3 Steps to Building the Right Commission Structure


You may be wondering “Why do I even need a commission structure for my team,” or “What is the perfect one for my business model”?  This is something that we believe very strongly in and that we want to address here today. In fact, we even talk about this in our Pawn Health Check because we feel it is that important.   First let’s start with, “Why do I need a commission plan in the first place?”


Why Do I Need a Commission Structure in Place?

According to Forbes and many other studies, employees that receive a performance-based commission produce nearly 30% more work, sales or productivity.  What would your business be like if your staff produced 30% more?  Sold 30% more?  Here at Devoted Business Development, we believe this impact to be much greater than these studies can ever show because having a commission structure that actually promotes the behavior you need the team to perform and then incentivize them when they achieve the results makes the customer service experience even better.  It will also lower your turnover and help you attract better talent.  This is effective because your team needs to first buy into what you are trying to do, and then must be able to see what is in it for them before they perform the work that is needed to the fullest potential.  What could your business look like if your employees sold more, made you more money, were more productive and your turnover was less and allowed you to attract better talent?  This brings us to the second question, “What is the perfect commission model for my business”?

What Should My Commission Structure Be?

This question is the million-dollar question and the easiest answer that we can give is that there is no cookie-cutter, one-size-fits-all model that works for every store.  There are however some proven methods that we have created that work in industries such as the Pawn & Jewelry industry, Retail sector, E-commerce, Sales, and Collections. We would like to share what we believe are the key components of any successful compensation package.

Step One

We believe the first step in this process is to define what key areas that you want to improve on.  Generally, they are key metrics such as sales, gross profit, etc, but there can be things such as company morale and productivity as well.  An everyday example of this that we see in the pawn business is to try and increase profitability.  In the past to do this, commission structures were created that incentivized staff to sell more items (and take a percentage of the sale as commission) and to loan more money to grow the pawn balance. Sadly, this structure in many cases did more harm than good because ownership assumed this would mean more profit but mistakenly didn’t realize that it wasn’t tied to profit at all.  All this makes your team do is loan more money on items to make a quota and then when you sell it, your profit margin is less. On top of it you are paying a commission to do it (making even less profit).  Unfortunately, this is still very much in use with many of the pawn shops and chains that we talk to every day.  In this case the focus was on the wrong behavior used to make the business more profitable and actually hurt it because more sales happened at a discounted rate resulting in less profit. More money went out on loans that won’t translate into profitable sales, which brings us to point number two.

Step Two

Once you have CLEARLY defined what things you want to focus on for commission (such as more profitability), you must then perfectly define the behavior that needs to happen that will allow for that result.  If in the example above, they were clear on the way the staff was to grow the loan balance with only profitable loans and didn’t turn away good customers, and that the sales had to make “X” amount of profit before the commission counted, the results, although still not perfect, would have been much better. 

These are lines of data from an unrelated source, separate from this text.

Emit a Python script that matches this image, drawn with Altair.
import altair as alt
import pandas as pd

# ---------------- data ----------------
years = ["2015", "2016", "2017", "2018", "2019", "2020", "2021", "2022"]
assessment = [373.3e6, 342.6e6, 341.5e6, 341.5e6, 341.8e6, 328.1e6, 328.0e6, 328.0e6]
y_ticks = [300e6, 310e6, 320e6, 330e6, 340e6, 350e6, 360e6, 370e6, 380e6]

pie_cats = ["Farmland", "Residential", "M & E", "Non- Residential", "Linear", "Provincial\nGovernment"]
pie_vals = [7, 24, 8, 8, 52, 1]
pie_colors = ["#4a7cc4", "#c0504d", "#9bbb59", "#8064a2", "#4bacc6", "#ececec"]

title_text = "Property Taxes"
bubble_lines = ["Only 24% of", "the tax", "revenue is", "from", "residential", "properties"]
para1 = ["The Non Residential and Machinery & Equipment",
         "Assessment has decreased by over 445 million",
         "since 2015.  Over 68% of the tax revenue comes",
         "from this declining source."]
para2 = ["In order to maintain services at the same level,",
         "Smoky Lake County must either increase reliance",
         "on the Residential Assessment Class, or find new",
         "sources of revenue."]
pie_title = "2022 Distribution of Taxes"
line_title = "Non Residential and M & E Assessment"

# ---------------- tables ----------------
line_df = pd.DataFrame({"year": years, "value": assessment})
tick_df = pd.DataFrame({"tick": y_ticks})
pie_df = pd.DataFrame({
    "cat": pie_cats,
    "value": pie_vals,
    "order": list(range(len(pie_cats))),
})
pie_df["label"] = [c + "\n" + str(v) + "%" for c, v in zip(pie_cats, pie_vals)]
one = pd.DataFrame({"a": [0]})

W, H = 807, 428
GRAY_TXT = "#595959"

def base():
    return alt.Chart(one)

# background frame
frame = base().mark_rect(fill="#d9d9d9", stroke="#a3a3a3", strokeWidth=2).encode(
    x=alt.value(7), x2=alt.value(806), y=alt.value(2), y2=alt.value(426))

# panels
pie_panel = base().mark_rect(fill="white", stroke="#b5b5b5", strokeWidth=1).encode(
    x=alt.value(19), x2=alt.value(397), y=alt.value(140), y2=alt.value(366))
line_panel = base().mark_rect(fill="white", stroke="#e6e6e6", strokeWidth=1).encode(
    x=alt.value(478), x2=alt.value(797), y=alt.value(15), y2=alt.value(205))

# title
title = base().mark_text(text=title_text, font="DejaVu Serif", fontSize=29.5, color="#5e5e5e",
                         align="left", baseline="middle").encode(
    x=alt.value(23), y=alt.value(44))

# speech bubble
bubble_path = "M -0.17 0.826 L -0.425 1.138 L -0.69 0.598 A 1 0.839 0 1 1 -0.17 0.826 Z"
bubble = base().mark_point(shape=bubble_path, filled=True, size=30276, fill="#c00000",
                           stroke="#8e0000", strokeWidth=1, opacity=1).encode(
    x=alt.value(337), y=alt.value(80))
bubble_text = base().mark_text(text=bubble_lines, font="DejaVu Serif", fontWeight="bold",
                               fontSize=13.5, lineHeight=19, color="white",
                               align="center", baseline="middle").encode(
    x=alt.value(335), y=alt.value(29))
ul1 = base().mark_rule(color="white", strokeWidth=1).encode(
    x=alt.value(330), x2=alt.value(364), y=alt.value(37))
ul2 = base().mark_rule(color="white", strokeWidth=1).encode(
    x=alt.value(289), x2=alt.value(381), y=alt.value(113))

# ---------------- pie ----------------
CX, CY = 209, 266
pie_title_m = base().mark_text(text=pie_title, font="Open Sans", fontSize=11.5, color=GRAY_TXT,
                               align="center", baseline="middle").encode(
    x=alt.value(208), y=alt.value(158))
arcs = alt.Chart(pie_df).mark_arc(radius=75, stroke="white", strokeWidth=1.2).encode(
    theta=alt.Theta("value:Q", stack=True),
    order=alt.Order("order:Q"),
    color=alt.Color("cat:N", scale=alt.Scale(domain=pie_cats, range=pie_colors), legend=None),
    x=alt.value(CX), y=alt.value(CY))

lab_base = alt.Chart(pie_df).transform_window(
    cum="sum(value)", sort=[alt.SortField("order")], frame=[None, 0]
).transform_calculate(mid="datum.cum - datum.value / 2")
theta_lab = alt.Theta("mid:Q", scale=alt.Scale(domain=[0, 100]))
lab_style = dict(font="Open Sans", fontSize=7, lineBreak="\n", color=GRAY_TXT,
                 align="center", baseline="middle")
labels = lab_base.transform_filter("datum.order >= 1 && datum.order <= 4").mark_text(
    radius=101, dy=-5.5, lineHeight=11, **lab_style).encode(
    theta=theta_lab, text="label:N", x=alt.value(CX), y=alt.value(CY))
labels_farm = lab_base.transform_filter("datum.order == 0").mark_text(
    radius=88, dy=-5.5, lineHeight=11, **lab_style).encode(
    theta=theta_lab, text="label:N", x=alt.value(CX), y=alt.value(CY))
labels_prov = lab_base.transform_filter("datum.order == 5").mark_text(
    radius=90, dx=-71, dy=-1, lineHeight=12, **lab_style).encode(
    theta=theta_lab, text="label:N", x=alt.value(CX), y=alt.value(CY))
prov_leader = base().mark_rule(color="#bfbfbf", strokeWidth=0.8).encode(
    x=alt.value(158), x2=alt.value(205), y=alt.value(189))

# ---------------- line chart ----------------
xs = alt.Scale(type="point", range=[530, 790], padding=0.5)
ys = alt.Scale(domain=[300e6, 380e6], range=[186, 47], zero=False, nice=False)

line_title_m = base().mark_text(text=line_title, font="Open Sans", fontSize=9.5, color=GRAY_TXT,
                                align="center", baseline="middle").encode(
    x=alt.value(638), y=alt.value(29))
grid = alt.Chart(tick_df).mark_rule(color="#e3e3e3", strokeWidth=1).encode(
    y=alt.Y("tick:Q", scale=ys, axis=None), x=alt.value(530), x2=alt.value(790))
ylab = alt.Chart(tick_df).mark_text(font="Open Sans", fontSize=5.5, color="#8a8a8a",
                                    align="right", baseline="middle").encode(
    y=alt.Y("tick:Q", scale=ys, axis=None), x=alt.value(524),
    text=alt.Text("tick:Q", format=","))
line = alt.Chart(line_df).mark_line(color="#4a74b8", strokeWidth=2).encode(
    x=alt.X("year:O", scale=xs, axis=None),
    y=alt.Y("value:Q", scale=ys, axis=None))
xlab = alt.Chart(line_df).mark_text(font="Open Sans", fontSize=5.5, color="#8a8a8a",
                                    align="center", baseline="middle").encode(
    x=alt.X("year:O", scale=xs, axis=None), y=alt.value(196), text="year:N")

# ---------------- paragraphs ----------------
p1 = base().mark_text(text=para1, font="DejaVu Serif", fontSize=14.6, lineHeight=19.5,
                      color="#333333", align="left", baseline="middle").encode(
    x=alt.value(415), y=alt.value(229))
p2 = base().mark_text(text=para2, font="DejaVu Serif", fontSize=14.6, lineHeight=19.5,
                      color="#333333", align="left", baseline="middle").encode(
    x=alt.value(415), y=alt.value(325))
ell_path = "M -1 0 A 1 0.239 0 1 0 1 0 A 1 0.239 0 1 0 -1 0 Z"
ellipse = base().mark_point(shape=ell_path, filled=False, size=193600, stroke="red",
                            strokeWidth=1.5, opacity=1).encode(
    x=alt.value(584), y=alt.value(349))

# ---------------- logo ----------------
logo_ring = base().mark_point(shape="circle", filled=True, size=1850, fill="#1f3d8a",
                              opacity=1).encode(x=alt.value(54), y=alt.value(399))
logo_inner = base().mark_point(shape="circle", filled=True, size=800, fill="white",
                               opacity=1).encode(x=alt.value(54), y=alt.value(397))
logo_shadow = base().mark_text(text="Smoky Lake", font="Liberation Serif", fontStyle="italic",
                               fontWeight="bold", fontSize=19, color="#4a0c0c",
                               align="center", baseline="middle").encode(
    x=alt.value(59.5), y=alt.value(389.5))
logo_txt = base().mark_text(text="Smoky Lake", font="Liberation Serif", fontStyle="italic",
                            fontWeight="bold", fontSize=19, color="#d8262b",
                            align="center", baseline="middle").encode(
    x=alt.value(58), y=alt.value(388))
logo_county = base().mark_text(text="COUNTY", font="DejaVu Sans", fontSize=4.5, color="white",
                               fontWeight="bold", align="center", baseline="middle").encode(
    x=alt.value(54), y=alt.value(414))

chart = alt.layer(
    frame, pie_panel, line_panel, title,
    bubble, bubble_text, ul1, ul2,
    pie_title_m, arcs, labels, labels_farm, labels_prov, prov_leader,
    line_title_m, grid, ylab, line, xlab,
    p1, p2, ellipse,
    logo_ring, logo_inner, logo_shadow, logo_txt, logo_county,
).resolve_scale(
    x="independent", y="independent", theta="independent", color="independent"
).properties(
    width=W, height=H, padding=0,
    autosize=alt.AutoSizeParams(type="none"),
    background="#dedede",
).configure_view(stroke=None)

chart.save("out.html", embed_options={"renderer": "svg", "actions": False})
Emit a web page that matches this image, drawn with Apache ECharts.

What would be perfect is to look at ALL things that affect the profitability of the location and then make the commission structure accordingly. In the example above, you need to look not only at gross profit on the item as it sells, but redemption ratio, layaways, pawn interest, overdue layaways (realizing that items on the shelf cost you profit because they can’t be sold, and unless they are gold, depreciate with time), and overdue pawn interest (because the interest should be collected or the item pulled when it is able to be. Doing neither costs you money because of the dreaded depreciation again, especially with electronics), just to name a few.  Once you have perfectly defined the items and the training and behavior needed to fix the issues you can move on to step three.

Step Three

Step three is as simple as defining what the payout should be in the form of commission for the job done.  Easy, right?  This is actually the second failing point for most bonus or commission plans.  If you just commission a dollar amount on the sale item, you don’t correct the entire behavior needed to ultimate success.  And what should that dollar amount even be? Then comes the complexity. What if one person does sales only?  Should they be penalized because they can’t sell items at a profit because the pawnbrokers keep paying too much for everything? What if your staff doesn’t ever position in the process (sales, pawn broking etc.) but one bad apple keeps messing up the situation? These are the last things that need to be ironed out and because of the complexity, we recommend getting some help in this area.

In summary, we feel the “perfect commission structure” will be slightly different in every company depending on your situation but should have in common these three major things:

  1. The commission should define what key things need to change or improve (such as profits, morale productivity, etc.)  The behavior drives the results and the results drive the commission.
  2. The commission plan needs to clearly and perfectly define the behavior change necessary, the training that needs to happen and the documented desired results. Then and only then will you have buy in and accountability from your staff.
  3. The payout must only be when the results are clearly achieved. For example, the commission can only be paid when profits of “X” are achieved. This allows the team member to see “what is in it for me” and will make this whole process work.